__Written problem__
Here is the task for the listing below: output exactly the lines from the one containing "Emit a Python" through the one containing "import numpy as np", and leave out the pictures.

__Exercise input__
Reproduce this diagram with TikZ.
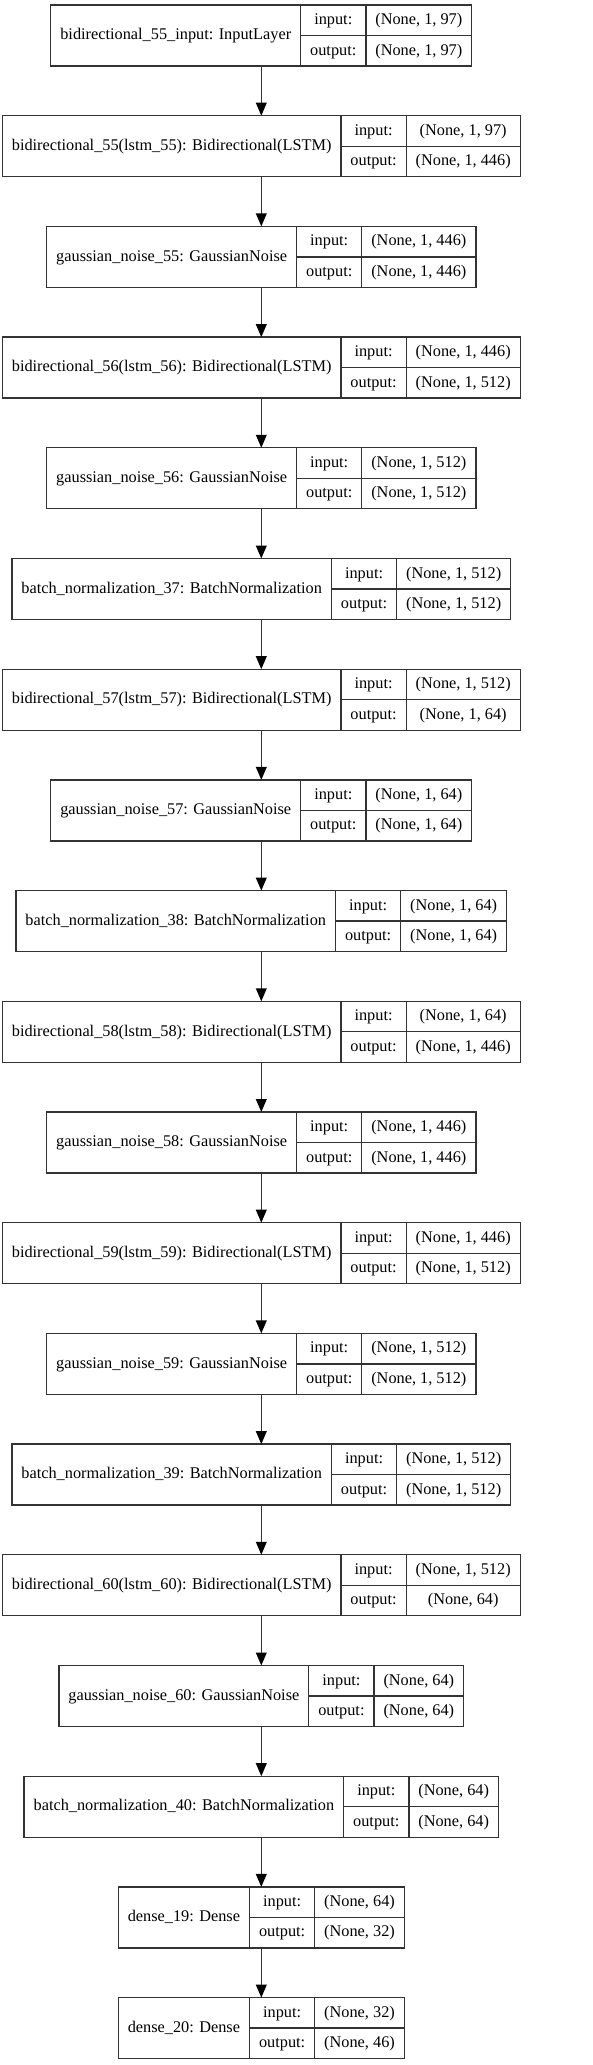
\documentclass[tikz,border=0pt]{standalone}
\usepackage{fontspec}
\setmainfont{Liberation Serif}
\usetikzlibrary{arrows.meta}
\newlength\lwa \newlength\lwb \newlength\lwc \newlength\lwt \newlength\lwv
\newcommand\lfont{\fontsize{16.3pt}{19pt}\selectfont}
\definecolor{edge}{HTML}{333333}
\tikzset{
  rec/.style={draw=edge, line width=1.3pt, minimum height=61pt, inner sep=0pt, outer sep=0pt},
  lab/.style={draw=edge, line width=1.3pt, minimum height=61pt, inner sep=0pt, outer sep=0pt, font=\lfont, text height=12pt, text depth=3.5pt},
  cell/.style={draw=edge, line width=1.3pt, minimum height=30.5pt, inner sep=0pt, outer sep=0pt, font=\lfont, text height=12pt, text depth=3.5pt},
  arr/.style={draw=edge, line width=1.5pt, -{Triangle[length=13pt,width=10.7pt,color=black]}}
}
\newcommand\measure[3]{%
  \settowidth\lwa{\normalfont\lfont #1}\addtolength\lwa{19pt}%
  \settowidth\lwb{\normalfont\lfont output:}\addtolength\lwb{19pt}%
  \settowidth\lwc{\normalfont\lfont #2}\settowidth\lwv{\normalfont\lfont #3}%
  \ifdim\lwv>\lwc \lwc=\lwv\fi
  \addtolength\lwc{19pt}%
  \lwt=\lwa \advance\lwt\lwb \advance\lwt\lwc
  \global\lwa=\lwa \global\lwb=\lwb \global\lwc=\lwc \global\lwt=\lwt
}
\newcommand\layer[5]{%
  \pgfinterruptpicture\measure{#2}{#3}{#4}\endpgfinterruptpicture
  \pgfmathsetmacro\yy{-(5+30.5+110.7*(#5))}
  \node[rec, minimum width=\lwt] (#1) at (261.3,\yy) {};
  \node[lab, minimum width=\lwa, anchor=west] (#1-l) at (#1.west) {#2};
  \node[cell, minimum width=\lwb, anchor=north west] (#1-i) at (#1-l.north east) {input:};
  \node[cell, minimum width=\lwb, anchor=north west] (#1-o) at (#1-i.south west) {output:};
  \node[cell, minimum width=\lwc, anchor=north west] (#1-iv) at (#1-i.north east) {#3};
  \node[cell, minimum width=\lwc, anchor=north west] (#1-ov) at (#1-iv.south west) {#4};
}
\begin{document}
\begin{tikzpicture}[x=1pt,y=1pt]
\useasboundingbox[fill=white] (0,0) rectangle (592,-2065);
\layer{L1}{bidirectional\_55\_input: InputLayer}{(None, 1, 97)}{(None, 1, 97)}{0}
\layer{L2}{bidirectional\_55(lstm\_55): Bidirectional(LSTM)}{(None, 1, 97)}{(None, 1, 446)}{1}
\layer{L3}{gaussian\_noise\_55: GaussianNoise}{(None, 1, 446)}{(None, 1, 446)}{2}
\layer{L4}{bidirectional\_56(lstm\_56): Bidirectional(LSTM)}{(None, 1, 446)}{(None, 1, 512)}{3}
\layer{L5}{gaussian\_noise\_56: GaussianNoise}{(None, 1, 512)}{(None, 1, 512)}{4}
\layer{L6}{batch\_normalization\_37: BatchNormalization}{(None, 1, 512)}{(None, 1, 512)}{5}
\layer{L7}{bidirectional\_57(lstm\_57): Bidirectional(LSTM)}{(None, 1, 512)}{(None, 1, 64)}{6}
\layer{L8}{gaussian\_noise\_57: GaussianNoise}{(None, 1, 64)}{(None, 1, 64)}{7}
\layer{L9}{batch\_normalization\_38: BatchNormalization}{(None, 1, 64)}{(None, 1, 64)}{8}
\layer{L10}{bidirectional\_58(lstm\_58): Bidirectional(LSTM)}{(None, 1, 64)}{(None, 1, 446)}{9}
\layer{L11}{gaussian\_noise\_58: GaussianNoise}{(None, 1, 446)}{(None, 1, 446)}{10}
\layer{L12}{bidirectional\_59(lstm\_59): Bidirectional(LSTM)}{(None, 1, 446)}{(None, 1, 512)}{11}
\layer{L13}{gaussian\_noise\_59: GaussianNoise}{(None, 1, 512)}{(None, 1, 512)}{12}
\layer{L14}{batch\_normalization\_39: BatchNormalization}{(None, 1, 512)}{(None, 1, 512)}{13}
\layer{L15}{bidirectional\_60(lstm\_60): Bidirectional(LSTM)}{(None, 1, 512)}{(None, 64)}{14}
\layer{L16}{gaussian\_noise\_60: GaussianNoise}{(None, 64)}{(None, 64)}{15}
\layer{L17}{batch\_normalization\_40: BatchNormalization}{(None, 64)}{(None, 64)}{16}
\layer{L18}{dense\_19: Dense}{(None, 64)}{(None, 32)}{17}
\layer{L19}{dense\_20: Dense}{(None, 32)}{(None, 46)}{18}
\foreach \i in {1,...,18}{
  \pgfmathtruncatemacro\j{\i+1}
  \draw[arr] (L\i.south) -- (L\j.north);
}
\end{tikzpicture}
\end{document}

...

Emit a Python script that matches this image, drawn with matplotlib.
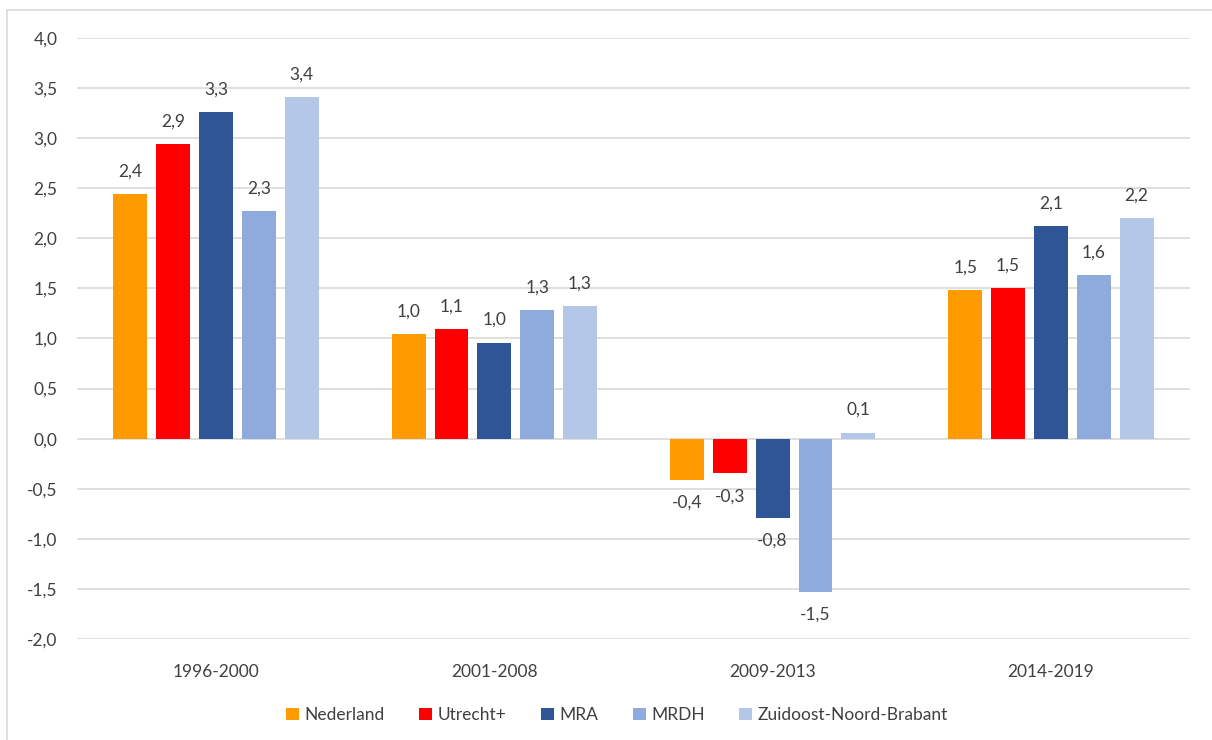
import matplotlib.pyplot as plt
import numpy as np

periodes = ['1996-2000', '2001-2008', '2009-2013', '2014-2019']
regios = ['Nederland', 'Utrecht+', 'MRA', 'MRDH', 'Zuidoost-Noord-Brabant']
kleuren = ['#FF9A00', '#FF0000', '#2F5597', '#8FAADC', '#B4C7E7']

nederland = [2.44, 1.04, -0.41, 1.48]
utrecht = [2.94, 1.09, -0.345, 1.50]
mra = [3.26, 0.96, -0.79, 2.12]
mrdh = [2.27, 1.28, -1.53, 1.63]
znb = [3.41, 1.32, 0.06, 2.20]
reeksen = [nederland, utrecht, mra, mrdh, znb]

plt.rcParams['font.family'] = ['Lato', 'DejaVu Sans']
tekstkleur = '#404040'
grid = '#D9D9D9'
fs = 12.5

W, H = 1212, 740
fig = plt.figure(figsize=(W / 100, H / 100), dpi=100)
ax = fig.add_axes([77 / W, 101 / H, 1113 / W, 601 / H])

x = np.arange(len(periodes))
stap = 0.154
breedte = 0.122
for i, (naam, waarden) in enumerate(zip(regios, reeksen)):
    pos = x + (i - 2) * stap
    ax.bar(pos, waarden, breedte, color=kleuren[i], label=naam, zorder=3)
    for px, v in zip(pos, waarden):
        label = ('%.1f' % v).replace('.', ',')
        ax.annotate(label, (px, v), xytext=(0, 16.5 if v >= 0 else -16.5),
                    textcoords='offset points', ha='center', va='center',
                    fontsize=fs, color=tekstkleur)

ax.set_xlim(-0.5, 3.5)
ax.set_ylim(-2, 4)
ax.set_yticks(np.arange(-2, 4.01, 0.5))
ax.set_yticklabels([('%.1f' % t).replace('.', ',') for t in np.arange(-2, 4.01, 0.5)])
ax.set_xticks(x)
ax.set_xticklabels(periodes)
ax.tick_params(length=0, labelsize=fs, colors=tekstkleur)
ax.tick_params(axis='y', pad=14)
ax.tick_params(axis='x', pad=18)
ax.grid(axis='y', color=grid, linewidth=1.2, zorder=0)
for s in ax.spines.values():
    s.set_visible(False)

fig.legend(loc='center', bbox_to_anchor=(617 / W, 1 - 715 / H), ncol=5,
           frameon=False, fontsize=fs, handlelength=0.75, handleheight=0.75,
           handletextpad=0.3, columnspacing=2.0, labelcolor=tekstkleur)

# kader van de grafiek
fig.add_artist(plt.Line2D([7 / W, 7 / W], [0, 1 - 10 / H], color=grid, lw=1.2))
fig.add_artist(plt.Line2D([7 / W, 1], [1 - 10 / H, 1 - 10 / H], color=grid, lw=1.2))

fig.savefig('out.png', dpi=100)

__Result__
Emit a Python script that matches this image, drawn with matplotlib.
import matplotlib.pyplot as plt
import numpy as np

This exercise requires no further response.